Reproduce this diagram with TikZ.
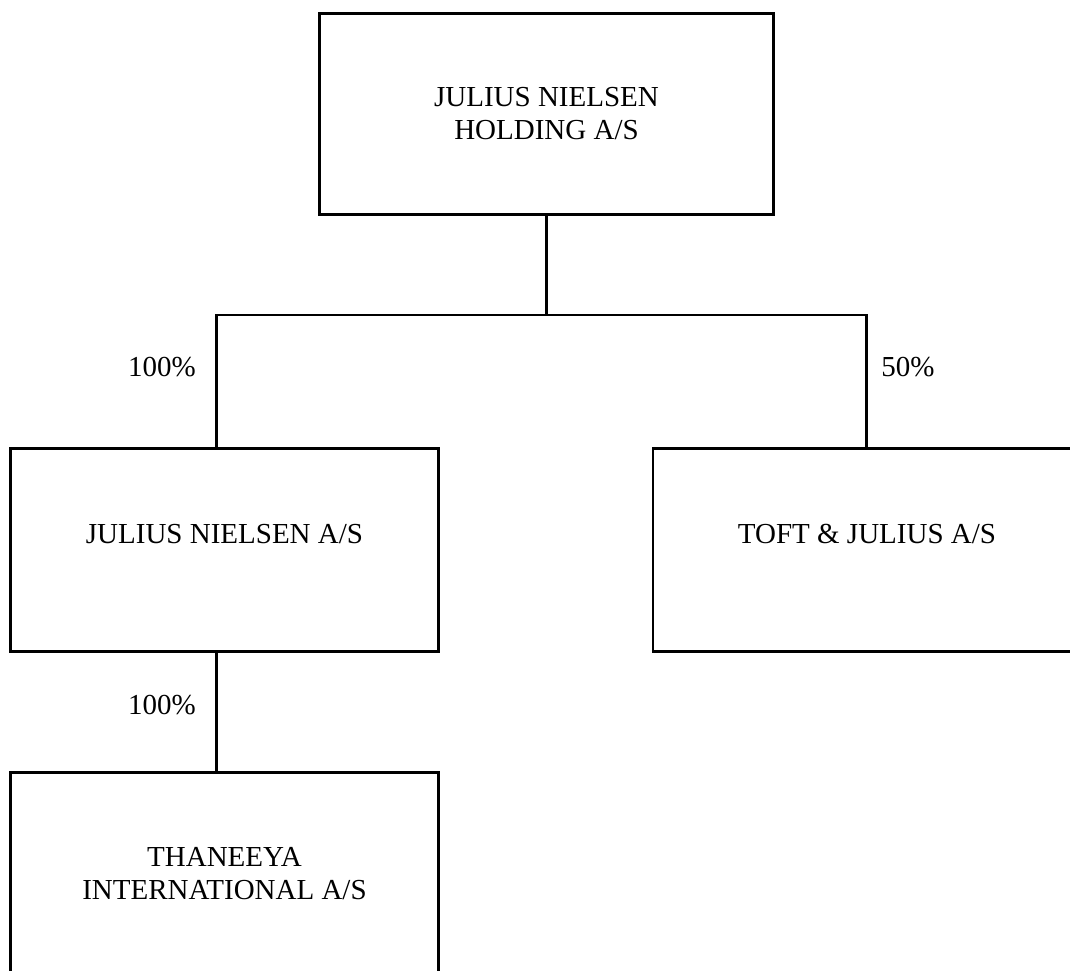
\documentclass[tikz,border=0pt]{standalone}
\usepackage{fontspec}
\setmainfont{Liberation Serif}
\usetikzlibrary{positioning, calc}

\begin{document}
\begin{tikzpicture}[x=1pt, y=1pt,
    company/.style={draw, rectangle, line width=2.6pt, minimum width=428pt, minimum height=203pt, align=center, font=\fontsize{29}{33}\selectfont},
    link/.style={line width=2.6pt},
    share/.style={font=\fontsize{29}{33}\selectfont}]
    \clip (0,0) rectangle (1070,-971);

    \node (hold) at (546.5,-114) [company, minimum width=454pt, minimum height=201pt] {JULIUS NIELSEN\\HOLDING A/S};
    \node (jn) at (224.5,-550) [company] {JULIUS NIELSEN A/S\\~};
    \node (tj) at (867,-550) [company] {TOFT \& JULIUS A/S\\~};
    \node (tha) at (224.5,-874) [company] {THANEEYA\\INTERNATIONAL A/S};

    \coordinate (split) at ($(hold.south)+(0,-100)$);
    \coordinate (lleg) at (216.5,-315);
    \coordinate (rleg) at (866.5,-315);

    \draw [link] (hold.south) -- (split);
    \draw [link] (lleg |- jn.north) -- (lleg) -- (rleg) -- (rleg |- tj.north);
    \draw [link] (jn.south -| lleg) -- (lleg |- tha.north);

    \node (p1) at (162,-367) [share] {100\%};
    \node (p2) at (908,-367) [share] {50\%};
    \node (p3) at (162,-705) [share] {100\%};
\end{tikzpicture}
\end{document}
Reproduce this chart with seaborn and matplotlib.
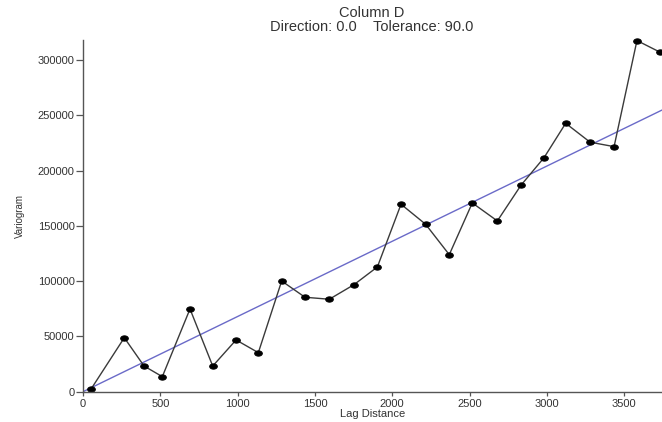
import numpy as np
import pandas as pd
import matplotlib
matplotlib.use("Agg")
import matplotlib.pyplot as plt
from matplotlib.path import Path
import seaborn as sns

# Experimental semivariogram of Column D (omnidirectional)
lag_distance = [52, 267, 395, 513, 692, 839, 990, 1134, 1285, 1436, 1593, 1753,
                1904, 2057, 2216, 2369, 2518, 2680, 2833, 2982, 3122, 3280,
                3435, 3583, 3732]
variogram = [2400, 48800, 23200, 13600, 74800, 23200, 46800, 35300, 100100,
             85400, 83600, 96800, 112800, 169500, 151400, 123900, 170700,
             154400, 186700, 211600, 242700, 225600, 221600, 317500, 307000]

# Linear model fitted to the experimental points (zero nugget)
model_slope = 68.0
model_lags = [0, 3745]

x_ticks = [0, 500, 1000, 1500, 2000, 2500, 3000, 3500]
y_ticks = [0, 50000, 100000, 150000, 200000, 250000, 300000]

sns.set_theme(style="white")
plt.rcParams["font.family"] = ["Liberation Sans", "DejaVu Sans"]

df = pd.DataFrame({"lag": lag_distance, "gamma": variogram})
model_df = pd.DataFrame({"lag": model_lags,
                         "gamma": [model_slope * h for h in model_lags]})

# slightly wide elliptical dot marker
circle = Path.unit_circle()
ellipse = Path(circle.vertices * np.array([1.45, 1.0]), circle.codes)

fig = plt.figure(figsize=(6.62, 4.22), dpi=100)
ax = fig.add_axes([0.1254, 0.0718, 0.8746, 0.8334])

sns.lineplot(data=model_df, x="lag", y="gamma", ax=ax, color="#6a6ac8",
             linewidth=1.0, sort=False)
sns.lineplot(data=df, x="lag", y="gamma", ax=ax, color="#3a3a3a",
             linewidth=1.0, sort=False, marker=ellipse, markersize=5.5,
             markerfacecolor="black", markeredgecolor="black",
             clip_on=False)

ax.set_xlim(0, 3745)
ax.set_ylim(0, 318000)
ax.set_xticks(x_ticks)
ax.set_yticks(y_ticks)
ax.set_xticklabels([str(v) for v in x_ticks])
ax.set_yticklabels([str(v) for v in y_ticks])

for side in ("top", "right"):
    ax.spines[side].set_visible(False)
for side in ("left", "bottom"):
    ax.spines[side].set_color("#555555")
    ax.spines[side].set_linewidth(1.0)

ax.tick_params(axis="both", which="major", direction="out", length=5,
               width=0.9, color="#555555", labelsize=8, labelcolor="#333333",
               bottom=True, left=True)
ax.tick_params(axis="x", pad=2, length=3)
ax.tick_params(axis="y", pad=1)

ax.set_xlabel("Lag Distance", fontsize=8, color="#333333", labelpad=0)
ax.set_ylabel("Variogram", fontsize=7, color="#333333", labelpad=9)

fig.text(0.562, 0.970, "Column D", ha="center", va="center",
         fontsize=10.5, color="#333333")
fig.text(0.562, 0.935, "Direction: 0.0    Tolerance: 90.0", ha="center",
         va="center", fontsize=10.5, color="#333333")

fig.savefig("out.png", dpi=100)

=-=-=

SET EXERCISE: Give back exactly the lines from the top of the records to the line containing "y_ticks = [0, 50000, 100000, 150000, 200000, 250000, 300000]", both included, and no pictures.

CORRECT RESPONSE:
Reproduce this diagram with TikZ.
\documentclass[tikz,border=0pt]{standalone}
\usepackage{fontspec}
\setmainfont{Liberation Serif}
\usetikzlibrary{positioning, calc}

\begin{document}
\begin{tikzpicture}[x=1pt, y=1pt,
    company/.style={draw, rectangle, line width=2.6pt, minimum width=428pt, minimum height=203pt, align=center, font=\fontsize{29}{33}\selectfont},
    link/.style={line width=2.6pt},
    share/.style={font=\fontsize{29}{33}\selectfont}]
    \clip (0,0) rectangle (1070,-971);

    \node (hold) at (546.5,-114) [company, minimum width=454pt, minimum height=201pt] {JULIUS NIELSEN\\HOLDING A/S};
    \node (jn) at (224.5,-550) [company] {JULIUS NIELSEN A/S\\~};
    \node (tj) at (867,-550) [company] {TOFT \& JULIUS A/S\\~};
    \node (tha) at (224.5,-874) [company] {THANEEYA\\INTERNATIONAL A/S};

    \coordinate (split) at ($(hold.south)+(0,-100)$);
    \coordinate (lleg) at (216.5,-315);
    \coordinate (rleg) at (866.5,-315);

    \draw [link] (hold.south) -- (split);
    \draw [link] (lleg |- jn.north) -- (lleg) -- (rleg) -- (rleg |- tj.north);
    \draw [link] (jn.south -| lleg) -- (lleg |- tha.north);

    \node (p1) at (162,-367) [share] {100\%};
    \node (p2) at (908,-367) [share] {50\%};
    \node (p3) at (162,-705) [share] {100\%};
\end{tikzpicture}
\end{document}
Reproduce this chart with seaborn and matplotlib.
import numpy as np
import pandas as pd
import matplotlib
matplotlib.use("Agg")
import matplotlib.pyplot as plt
from matplotlib.path import Path
import seaborn as sns

# Experimental semivariogram of Column D (omnidirectional)
lag_distance = [52, 267, 395, 513, 692, 839, 990, 1134, 1285, 1436, 1593, 1753,
                1904, 2057, 2216, 2369, 2518, 2680, 2833, 2982, 3122, 3280,
                3435, 3583, 3732]
variogram = [2400, 48800, 23200, 13600, 74800, 23200, 46800, 35300, 100100,
             85400, 83600, 96800, 112800, 169500, 151400, 123900, 170700,
             154400, 186700, 211600, 242700, 225600, 221600, 317500, 307000]

# Linear model fitted to the experimental points (zero nugget)
model_slope = 68.0
model_lags = [0, 3745]

x_ticks = [0, 500, 1000, 1500, 2000, 2500, 3000, 3500]
y_ticks = [0, 50000, 100000, 150000, 200000, 250000, 300000]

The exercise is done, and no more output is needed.